Your goal ::
Exclude the pictures, then repeat the remaining data exactly.

Supplied data ::
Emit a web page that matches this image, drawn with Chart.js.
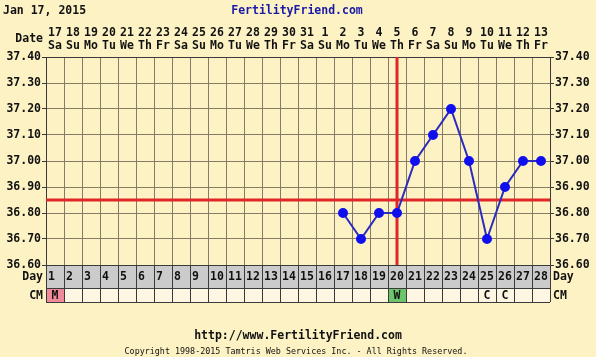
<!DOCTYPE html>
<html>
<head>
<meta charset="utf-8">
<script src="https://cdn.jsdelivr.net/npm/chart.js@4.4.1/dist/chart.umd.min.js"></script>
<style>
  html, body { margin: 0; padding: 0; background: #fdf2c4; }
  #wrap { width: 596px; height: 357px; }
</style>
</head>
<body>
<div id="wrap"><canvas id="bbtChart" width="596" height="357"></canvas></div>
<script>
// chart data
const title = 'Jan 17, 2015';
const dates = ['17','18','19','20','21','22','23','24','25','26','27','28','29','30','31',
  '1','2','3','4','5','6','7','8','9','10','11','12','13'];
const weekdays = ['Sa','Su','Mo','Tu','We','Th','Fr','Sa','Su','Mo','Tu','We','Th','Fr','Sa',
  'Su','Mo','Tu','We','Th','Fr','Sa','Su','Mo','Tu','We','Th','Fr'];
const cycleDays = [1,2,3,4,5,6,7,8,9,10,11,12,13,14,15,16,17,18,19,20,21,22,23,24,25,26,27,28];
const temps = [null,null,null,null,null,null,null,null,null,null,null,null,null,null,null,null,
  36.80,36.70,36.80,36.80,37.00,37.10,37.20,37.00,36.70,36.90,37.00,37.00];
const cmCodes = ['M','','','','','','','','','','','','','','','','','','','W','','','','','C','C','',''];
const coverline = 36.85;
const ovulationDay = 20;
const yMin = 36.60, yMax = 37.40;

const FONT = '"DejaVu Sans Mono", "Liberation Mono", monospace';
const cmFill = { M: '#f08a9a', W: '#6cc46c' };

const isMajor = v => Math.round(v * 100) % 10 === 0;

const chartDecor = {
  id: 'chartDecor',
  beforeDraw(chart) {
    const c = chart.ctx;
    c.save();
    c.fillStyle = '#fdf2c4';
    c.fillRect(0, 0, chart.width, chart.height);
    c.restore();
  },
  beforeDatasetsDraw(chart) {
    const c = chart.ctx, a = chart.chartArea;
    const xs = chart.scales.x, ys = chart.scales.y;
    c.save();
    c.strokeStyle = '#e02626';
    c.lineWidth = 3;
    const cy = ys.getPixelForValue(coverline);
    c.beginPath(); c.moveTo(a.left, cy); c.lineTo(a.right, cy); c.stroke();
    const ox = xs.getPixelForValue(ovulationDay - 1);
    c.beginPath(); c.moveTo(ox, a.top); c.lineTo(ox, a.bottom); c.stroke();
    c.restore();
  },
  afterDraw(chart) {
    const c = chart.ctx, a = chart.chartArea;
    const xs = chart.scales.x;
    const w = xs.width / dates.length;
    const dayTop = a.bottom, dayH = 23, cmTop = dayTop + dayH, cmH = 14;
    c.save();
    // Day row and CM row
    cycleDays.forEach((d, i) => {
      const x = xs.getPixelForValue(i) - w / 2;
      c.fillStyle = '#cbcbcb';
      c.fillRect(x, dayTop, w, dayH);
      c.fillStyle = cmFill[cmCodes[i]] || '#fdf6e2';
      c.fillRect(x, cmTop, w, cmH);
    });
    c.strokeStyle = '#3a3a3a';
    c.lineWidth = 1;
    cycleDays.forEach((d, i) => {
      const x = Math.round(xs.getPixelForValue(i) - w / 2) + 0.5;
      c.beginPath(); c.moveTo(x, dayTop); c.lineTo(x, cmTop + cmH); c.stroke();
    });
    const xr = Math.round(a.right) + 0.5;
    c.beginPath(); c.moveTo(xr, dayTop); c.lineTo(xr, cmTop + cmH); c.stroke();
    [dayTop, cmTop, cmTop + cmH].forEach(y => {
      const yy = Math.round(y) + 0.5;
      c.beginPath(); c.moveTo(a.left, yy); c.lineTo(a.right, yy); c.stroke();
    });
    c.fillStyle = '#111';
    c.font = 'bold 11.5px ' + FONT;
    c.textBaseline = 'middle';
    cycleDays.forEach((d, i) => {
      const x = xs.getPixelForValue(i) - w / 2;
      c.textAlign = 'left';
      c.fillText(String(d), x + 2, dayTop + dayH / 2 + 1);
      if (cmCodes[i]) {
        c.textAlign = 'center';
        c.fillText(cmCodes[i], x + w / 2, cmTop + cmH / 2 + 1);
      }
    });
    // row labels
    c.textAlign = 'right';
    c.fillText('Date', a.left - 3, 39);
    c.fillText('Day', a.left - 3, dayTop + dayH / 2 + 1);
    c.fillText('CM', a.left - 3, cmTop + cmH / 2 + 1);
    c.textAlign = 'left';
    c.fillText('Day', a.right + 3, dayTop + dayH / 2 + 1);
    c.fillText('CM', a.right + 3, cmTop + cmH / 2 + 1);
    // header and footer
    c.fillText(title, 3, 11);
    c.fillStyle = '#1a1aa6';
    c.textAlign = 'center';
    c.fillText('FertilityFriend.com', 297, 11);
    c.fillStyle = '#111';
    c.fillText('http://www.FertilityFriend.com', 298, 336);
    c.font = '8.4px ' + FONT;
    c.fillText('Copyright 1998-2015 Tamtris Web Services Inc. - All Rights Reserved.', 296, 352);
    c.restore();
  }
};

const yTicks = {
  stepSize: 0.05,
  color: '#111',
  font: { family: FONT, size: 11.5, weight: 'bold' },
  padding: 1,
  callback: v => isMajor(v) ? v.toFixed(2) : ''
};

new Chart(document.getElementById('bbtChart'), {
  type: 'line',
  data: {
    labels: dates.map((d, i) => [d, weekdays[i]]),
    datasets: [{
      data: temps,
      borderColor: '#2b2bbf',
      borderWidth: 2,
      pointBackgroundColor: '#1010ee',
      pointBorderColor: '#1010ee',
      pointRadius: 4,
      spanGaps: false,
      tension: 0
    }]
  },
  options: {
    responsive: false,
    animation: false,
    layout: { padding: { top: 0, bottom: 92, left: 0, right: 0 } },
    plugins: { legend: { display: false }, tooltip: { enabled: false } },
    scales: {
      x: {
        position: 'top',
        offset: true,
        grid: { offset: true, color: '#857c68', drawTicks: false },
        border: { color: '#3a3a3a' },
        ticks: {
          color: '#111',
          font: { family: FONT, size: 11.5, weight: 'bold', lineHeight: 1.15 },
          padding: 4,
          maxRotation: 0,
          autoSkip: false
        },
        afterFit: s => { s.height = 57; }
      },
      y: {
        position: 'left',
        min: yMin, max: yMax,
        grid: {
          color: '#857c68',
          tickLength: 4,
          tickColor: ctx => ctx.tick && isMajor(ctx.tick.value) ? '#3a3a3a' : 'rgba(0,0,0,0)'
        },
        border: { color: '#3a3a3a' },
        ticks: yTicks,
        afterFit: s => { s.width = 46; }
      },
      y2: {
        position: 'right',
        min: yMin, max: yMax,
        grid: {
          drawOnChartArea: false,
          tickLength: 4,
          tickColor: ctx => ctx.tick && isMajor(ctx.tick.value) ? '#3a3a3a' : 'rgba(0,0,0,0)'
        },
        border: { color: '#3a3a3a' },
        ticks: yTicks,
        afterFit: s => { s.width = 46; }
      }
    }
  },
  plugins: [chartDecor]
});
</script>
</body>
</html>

Complete response ::
Emit a web page that matches this image, drawn with Chart.js.
<!DOCTYPE html>
<html>
<head>
<meta charset="utf-8">
<script src="https://cdn.jsdelivr.net/npm/chart.js@4.4.1/dist/chart.umd.min.js"></script>
<style>
  html, body { margin: 0; padding: 0; background: #fdf2c4; }
  #wrap { width: 596px; height: 357px; }
</style>
</head>
<body>
<div id="wrap"><canvas id="bbtChart" width="596" height="357"></canvas></div>
<script>
// chart data
const title = 'Jan 17, 2015';
const dates = ['17','18','19','20','21','22','23','24','25','26','27','28','29','30','31',
  '1','2','3','4','5','6','7','8','9','10','11','12','13'];
const weekdays = ['Sa','Su','Mo','Tu','We','Th','Fr','Sa','Su','Mo','Tu','We','Th','Fr','Sa',
  'Su','Mo','Tu','We','Th','Fr','Sa','Su','Mo','Tu','We','Th','Fr'];
const cycleDays = [1,2,3,4,5,6,7,8,9,10,11,12,13,14,15,16,17,18,19,20,21,22,23,24,25,26,27,28];
const temps = [null,null,null,null,null,null,null,null,null,null,null,null,null,null,null,null,
  36.80,36.70,36.80,36.80,37.00,37.10,37.20,37.00,36.70,36.90,37.00,37.00];
const cmCodes = ['M','','','','','','','','','','','','','','','','','','','W','','','','','C','C','',''];
const coverline = 36.85;
const ovulationDay = 20;
const yMin = 36.60, yMax = 37.40;

const FONT = '"DejaVu Sans Mono", "Liberation Mono", monospace';
const cmFill = { M: '#f08a9a', W: '#6cc46c' };

const isMajor = v => Math.round(v * 100) % 10 === 0;

const chartDecor = {
  id: 'chartDecor',
  beforeDraw(chart) {
    const c = chart.ctx;
    c.save();
    c.fillStyle = '#fdf2c4';
    c.fillRect(0, 0, chart.width, chart.height);
    c.restore();
  },
  beforeDatasetsDraw(chart) {
    const c = chart.ctx, a = chart.chartArea;
    const xs = chart.scales.x, ys = chart.scales.y;
    c.save();
    c.strokeStyle = '#e02626';
    c.lineWidth = 3;
    const cy = ys.getPixelForValue(coverline);
    c.beginPath(); c.moveTo(a.left, cy); c.lineTo(a.right, cy); c.stroke();
    const ox = xs.getPixelForValue(ovulationDay - 1);
    c.beginPath(); c.moveTo(ox, a.top); c.lineTo(ox, a.bottom); c.stroke();
    c.restore();
  },
  afterDraw(chart) {
    const c = chart.ctx, a = chart.chartArea;
    const xs = chart.scales.x;
    const w = xs.width / dates.length;
    const dayTop = a.bottom, dayH = 23, cmTop = dayTop + dayH, cmH = 14;
    c.save();
    // Day row and CM row
    cycleDays.forEach((d, i) => {
      const x = xs.getPixelForValue(i) - w / 2;
      c.fillStyle = '#cbcbcb';
      c.fillRect(x, dayTop, w, dayH);
      c.fillStyle = cmFill[cmCodes[i]] || '#fdf6e2';
      c.fillRect(x, cmTop, w, cmH);
    });
    c.strokeStyle = '#3a3a3a';
    c.lineWidth = 1;
    cycleDays.forEach((d, i) => {
      const x = Math.round(xs.getPixelForValue(i) - w / 2) + 0.5;
      c.beginPath(); c.moveTo(x, dayTop); c.lineTo(x, cmTop + cmH); c.stroke();
    });
    const xr = Math.round(a.right) + 0.5;
    c.beginPath(); c.moveTo(xr, dayTop); c.lineTo(xr, cmTop + cmH); c.stroke();
    [dayTop, cmTop, cmTop + cmH].forEach(y => {
      const yy = Math.round(y) + 0.5;
      c.beginPath(); c.moveTo(a.left, yy); c.lineTo(a.right, yy); c.stroke();
    });
    c.fillStyle = '#111';
    c.font = 'bold 11.5px ' + FONT;
    c.textBaseline = 'middle';
    cycleDays.forEach((d, i) => {
      const x = xs.getPixelForValue(i) - w / 2;
      c.textAlign = 'left';
      c.fillText(String(d), x + 2, dayTop + dayH / 2 + 1);
      if (cmCodes[i]) {
        c.textAlign = 'center';
        c.fillText(cmCodes[i], x + w / 2, cmTop + cmH / 2 + 1);
      }
    });
    // row labels
    c.textAlign = 'right';
    c.fillText('Date', a.left - 3, 39);
    c.fillText('Day', a.left - 3, dayTop + dayH / 2 + 1);
    c.fillText('CM', a.left - 3, cmTop + cmH / 2 + 1);
    c.textAlign = 'left';
    c.fillText('Day', a.right + 3, dayTop + dayH / 2 + 1);
    c.fillText('CM', a.right + 3, cmTop + cmH / 2 + 1);
    // header and footer
    c.fillText(title, 3, 11);
    c.fillStyle = '#1a1aa6';
    c.textAlign = 'center';
    c.fillText('FertilityFriend.com', 297, 11);
    c.fillStyle = '#111';
    c.fillText('http://www.FertilityFriend.com', 298, 336);
    c.font = '8.4px ' + FONT;
    c.fillText('Copyright 1998-2015 Tamtris Web Services Inc. - All Rights Reserved.', 296, 352);
    c.restore();
  }
};

const yTicks = {
  stepSize: 0.05,
  color: '#111',
  font: { family: FONT, size: 11.5, weight: 'bold' },
  padding: 1,
  callback: v => isMajor(v) ? v.toFixed(2) : ''
};

new Chart(document.getElementById('bbtChart'), {
  type: 'line',
  data: {
    labels: dates.map((d, i) => [d, weekdays[i]]),
    datasets: [{
      data: temps,
      borderColor: '#2b2bbf',
      borderWidth: 2,
      pointBackgroundColor: '#1010ee',
      pointBorderColor: '#1010ee',
      pointRadius: 4,
      spanGaps: false,
      tension: 0
    }]
  },
  options: {
    responsive: false,
    animation: false,
    layout: { padding: { top: 0, bottom: 92, left: 0, right: 0 } },
    plugins: { legend: { display: false }, tooltip: { enabled: false } },
    scales: {
      x: {
        position: 'top',
        offset: true,
        grid: { offset: true, color: '#857c68', drawTicks: false },
        border: { color: '#3a3a3a' },
        ticks: {
          color: '#111',
          font: { family: FONT, size: 11.5, weight: 'bold', lineHeight: 1.15 },
          padding: 4,
          maxRotation: 0,
          autoSkip: false
        },
        afterFit: s => { s.height = 57; }
      },
      y: {
        position: 'left',
        min: yMin, max: yMax,
        grid: {
          color: '#857c68',
          tickLength: 4,
          tickColor: ctx => ctx.tick && isMajor(ctx.tick.value) ? '#3a3a3a' : 'rgba(0,0,0,0)'
        },
        border: { color: '#3a3a3a' },
        ticks: yTicks,
        afterFit: s => { s.width = 46; }
      },
      y2: {
        position: 'right',
        min: yMin, max: yMax,
        grid: {
          drawOnChartArea: false,
          tickLength: 4,
          tickColor: ctx => ctx.tick && isMajor(ctx.tick.value) ? '#3a3a3a' : 'rgba(0,0,0,0)'
        },
        border: { color: '#3a3a3a' },
        ticks: yTicks,
        afterFit: s => { s.width = 46; }
      }
    }
  },
  plugins: [chartDecor]
});
</script>
</body>
</html>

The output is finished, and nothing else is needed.